Radio not only shapes culture, it is also shaped by it. This course examines the past 100 years of radio technology and the culture it has made possible, from nascent amateur broadcasts to studio music and drama, from war correspondents to right-wing talk radio, from public and community broadcasting to corporate monopolies, from satellite radio to low-power narrow-casting and DIY Internet radio and pod-casting. We investigate the relationships of producers and listeners to the evolving medium, how radio voices have challenged dominant cultural modes of speaking, and radio art and broadcasting experiments. Students gain understanding of mainstream and alternative radio by listening to different production techniques, researching and comparing programming styles, and exploring selected aspects of radio history in depth.

Shakespeare, History, and Poetry: New World Directions
Patricia Carlin
PhD, Princeton U.; author of Original Green (poems) and Shakespeare's Mortal Men; poetry published in Verse, Boulevard, and elsewhere; editor of Barrow Street; co-founder of Barrow Street Press; recipient, New School Distinguished Teaching Award; has taught at Princeton and Vassar.
Through close reading of two Shakespeare plays and a selection of poems, students explore ways of using history to create social, personal, and aesthetic change. In Henry the Fourth, Part One, Shakespeare uses historical accounts of an early fifteenth-century king to comment on his own late-sixteenth-century world.
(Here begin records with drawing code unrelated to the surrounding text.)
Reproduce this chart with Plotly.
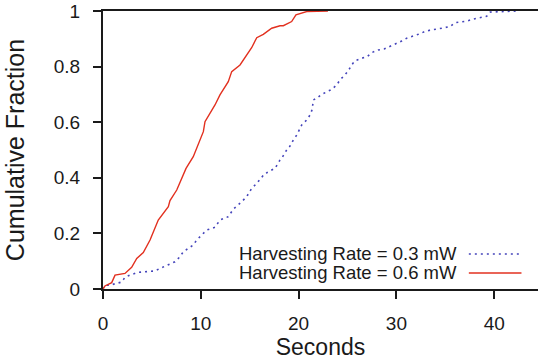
import plotly.graph_objects as go

# Harvesting Rate = 0.6 mW (red, solid)
red_x = [0, 0.2, 0.89, 1.23, 2.25, 2.93, 3.45, 4.12, 4.81, 5.14, 5.65, 6.68, 6.85, 7.54,
         8.21, 8.49, 9.23, 9.92, 10.26, 10.43, 10.94, 11.45, 11.96, 12.81, 13.16, 14.01,
         15.20, 15.72, 16.39, 17.25, 18.10, 18.44, 19.29, 19.73, 20.83, 23.0]
red_y = [0, 0.011, 0.023, 0.050, 0.056, 0.078, 0.110, 0.131, 0.176, 0.206, 0.248, 0.296,
         0.318, 0.356, 0.410, 0.434, 0.476, 0.536, 0.566, 0.602, 0.632, 0.662, 0.698,
         0.746, 0.782, 0.806, 0.868, 0.904, 0.916, 0.938, 0.947, 0.947, 0.962, 0.986,
         0.998, 1.0]

# Harvesting Rate = 0.3 mW (blue, dotted)
blue_x = [0, 0.2, 0.72, 1.23, 1.91, 2.25, 2.76, 3.61, 4.29, 4.98, 5.32, 5.83, 7.02, 7.36,
          7.87, 8.21, 8.72, 9.23, 9.58, 10.09, 10.60, 11.45, 11.96, 12.81, 13.32, 14.18,
          14.69, 15.20, 15.72, 16.56, 16.74, 17.41, 17.59, 18.10, 18.27, 18.78, 19.12,
          19.46, 19.81, 20.32, 20.83, 21.17, 21.40, 21.50, 21.85, 22.36, 22.87, 23.38,
          23.90, 24.23, 24.74, 25.08, 25.43, 25.77, 26.45, 27.02, 27.47, 28.15, 28.73,
          29.35, 29.86, 30.54, 31.05, 31.67, 32.24, 32.92, 33.51, 34.18, 34.87, 35.48,
          35.99, 36.68, 37.25, 37.86, 38.55, 39.23, 39.60, 42.3]
blue_y = [0, 0.013, 0.014, 0.018, 0.025, 0.042, 0.050, 0.060, 0.062, 0.063, 0.065, 0.074,
          0.092, 0.098, 0.116, 0.134, 0.146, 0.158, 0.176, 0.194, 0.212, 0.222, 0.248,
          0.260, 0.287, 0.314, 0.332, 0.362, 0.380, 0.416, 0.418, 0.431, 0.434, 0.464,
          0.470, 0.500, 0.514, 0.536, 0.554, 0.590, 0.608, 0.626, 0.647, 0.680, 0.686,
          0.700, 0.710, 0.718, 0.734, 0.752, 0.770, 0.785, 0.806, 0.821, 0.830, 0.836,
          0.850, 0.860, 0.863, 0.872, 0.881, 0.892, 0.902, 0.908, 0.916, 0.926, 0.932,
          0.935, 0.939, 0.944, 0.958, 0.962, 0.964, 0.971, 0.976, 0.981, 0.996, 1.0]

x_ticks = [0, 10, 20, 30, 40]
y_ticks = [0, 0.2, 0.4, 0.6, 0.8, 1]
legend_labels = ["Harvesting Rate = 0.3 mW", "Harvesting Rate = 0.6 mW"]

BLUE = "#4444bb"
RED = "#e2301f"
FONT = "Liberation Sans, Arial, Helvetica, sans-serif"
INK = "#1a1a1a"

fig = go.Figure()
fig.add_trace(go.Scatter(x=blue_x, y=blue_y, mode="lines",
                         line=dict(color=BLUE, width=1.6, dash="2px,4px"),
                         name=legend_labels[0], showlegend=False))
fig.add_trace(go.Scatter(x=red_x, y=red_y, mode="lines",
                         line=dict(color=RED, width=1.4),
                         name=legend_labels[1], showlegend=False))

# custom legend: text on left, line sample on right
rows = [(0.126, BLUE, "2px,4px", 1.6), (0.0576, RED, "solid", 1.6)]
for label, (yp, col, dash, w) in zip(legend_labels, rows):
    fig.add_annotation(xref="paper", yref="paper", x=0.818, y=yp, text=label,
                       showarrow=False, xanchor="right", yanchor="middle",
                       font=dict(family=FONT, size=18.5, color=INK))
    fig.add_shape(type="line", xref="paper", yref="paper", x0=0.841, x1=0.962,
                  y0=yp, y1=yp, line=dict(color=col, width=w, dash=dash))

fig.update_layout(
    width=538, height=361,
    margin=dict(l=103, r=0, t=11, b=72),
    paper_bgcolor="white", plot_bgcolor="white",
    font=dict(family=FONT, color=INK, size=18),
)
fig.update_xaxes(range=[0, 44.48], tickvals=x_ticks, ticks="outside", ticklen=8,
                 tickwidth=2, tickcolor=INK, showline=True, linecolor=INK, linewidth=2,
                 mirror=True, showgrid=False, zeroline=False, automargin=False,
                 tickfont=dict(size=19), ticklabelstandoff=8,
                 title=dict(text="Seconds", font=dict(size=23), standoff=5))
fig.update_yaxes(range=[0, 1], tickvals=y_ticks, ticks="outside", ticklen=8,
                 tickwidth=2, tickcolor=INK, showline=True, linecolor=INK, linewidth=2,
                 showgrid=False, zeroline=False, automargin=False,
                 tickfont=dict(size=19), ticklabelstandoff=9,
                 title=dict(text="Cumulative Fraction", font=dict(size=25), standoff=22))

fig.write_html("out.html",
               config={"displayModeBar": False},
               post_script="document.body.style.margin='0px';"
                           "document.body.style.overflow='hidden';")
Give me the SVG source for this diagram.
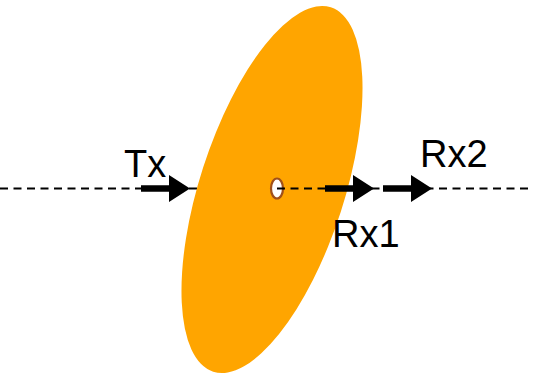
<svg xmlns="http://www.w3.org/2000/svg" width="533" height="375" viewBox="0 0 533 375">
  <style>
    .dash { stroke: #000; stroke-width: 2; stroke-dasharray: 8 5.5; fill: none; }
    .lbl { font-family: "Liberation Sans", Arial, sans-serif; font-size: 38px; fill: #000; }
  </style>
  <defs>
    <path id="arr" d="M0,-3.25 H28 V-13.5 L49,0 L28,13.5 V3.25 H0 Z" fill="#000"/>
  </defs>
  <g id="axis">
    <line class="dash" x1="0" y1="188.5" x2="277" y2="188.5"/>
  </g>
  <g id="disk">
    <ellipse cx="272" cy="189.5" rx="72.3" ry="191.4" transform="rotate(17.9 272 189.5)" fill="#FFA500"/>
  </g>
  <g id="connectors">
    <line class="dash" x1="277" y1="188.5" x2="533" y2="188.5"/>
    <use href="#arr" transform="translate(141 188.5)"/>
    <use href="#arr" transform="translate(325 188.5)"/>
    <use href="#arr" transform="translate(383 188.5)"/>
  </g>
  <g id="origin">
    <ellipse cx="277" cy="188.5" rx="6" ry="10" fill="#fff" stroke="#A0501A" stroke-width="2.2"/>
    <line x1="277" y1="188.5" x2="284" y2="188.5" stroke="#000" stroke-width="2"/>
  </g>
  <g id="tx"><text class="lbl" x="124" y="177">Tx</text></g>
  <g id="rx1"><text class="lbl" x="332" y="247">Rx1</text></g>
  <g id="rx2"><text class="lbl" x="420" y="167">Rx2</text></g>
</svg>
His world anticipates ours: a nation beset by internal and external conflict, undergoing massive cultural change. The Tempest is a key work for novelists, filmmakers, poets, and other artists. This fantasy of love, poetry, and power politics was sparked by historical reports of expeditions to the New World. The class also includes close reading of poems by Whitman, Dickinson, Anne Carson, Harryette Mullen, David Lehman, Elaine Equi, Frank O'Hara, Wislawa Szymborska, Charles Simic, Blake, Wordsworth, Milton, Yeats, Auden, and others. Shaped by turbulent historical moments, these poems point the way to new directions in personal, public, and literary life. By considering the intersection of history, imagination, and the writer's art, student readers and writers will learn how to use predecessors' work to create twenty-first-century literature.

Audio Engineering
Scott A. Noll
Freelance recording engineer/producer; has recorded and mixed projects for most major record labels; has worked with Rickie Lee Jones, Kool and the Gang, Cyndi Lauper, and others.
This hands-on course is for aspiring engineers and producers or anyone who wants a working knowledge of the recording studio. Classes, held at a state-of-the-art studio, cover acoustics, equalization, dynamics processing, effects, and console and microphone design/use. Students set up microphones and conduct recording sessions with professional musicians to gain firsthand knowledge of the recording process. ProTools is incorporated into the class so students gain a basic understanding of this incredibly powerful software that has become the standard. Digital and analog formats are fully discussed and demonstrated. Whatever the career--musician, producer, arranger, songwriter, A&R, etc.--the recording studio is central to every aspect of contemporary music. This course provides the means to function effectively and communicate clearly in the recording studio environment.

Writer's Life Colloquium
Luis Jaramillo
MFA, The New School; author of short stories and nonfiction; has been published in Open City and Gamers.
Graduate writing students at The New School participate in an ongoing colloquium of visiting writers, editors, writing teachers, publishers, and literary agents. This Writer's Life Colloquium reflects the wide range of cultural activity at The New School and the belief that students benefit from exposure to many voices and genres. Examples of events embraced by the Writer's Life Colloquium are the public readings co-sponsored with PEN, the Academy of American Poets, and the Poetry Society of America, and the public craft seminars like Fiction Forum. The Writer's Life Colloquium also involves special readings, craft seminars, teaching lectures, publication discussions, and visiting writer residencies arranged exclusively for the MFA candidates.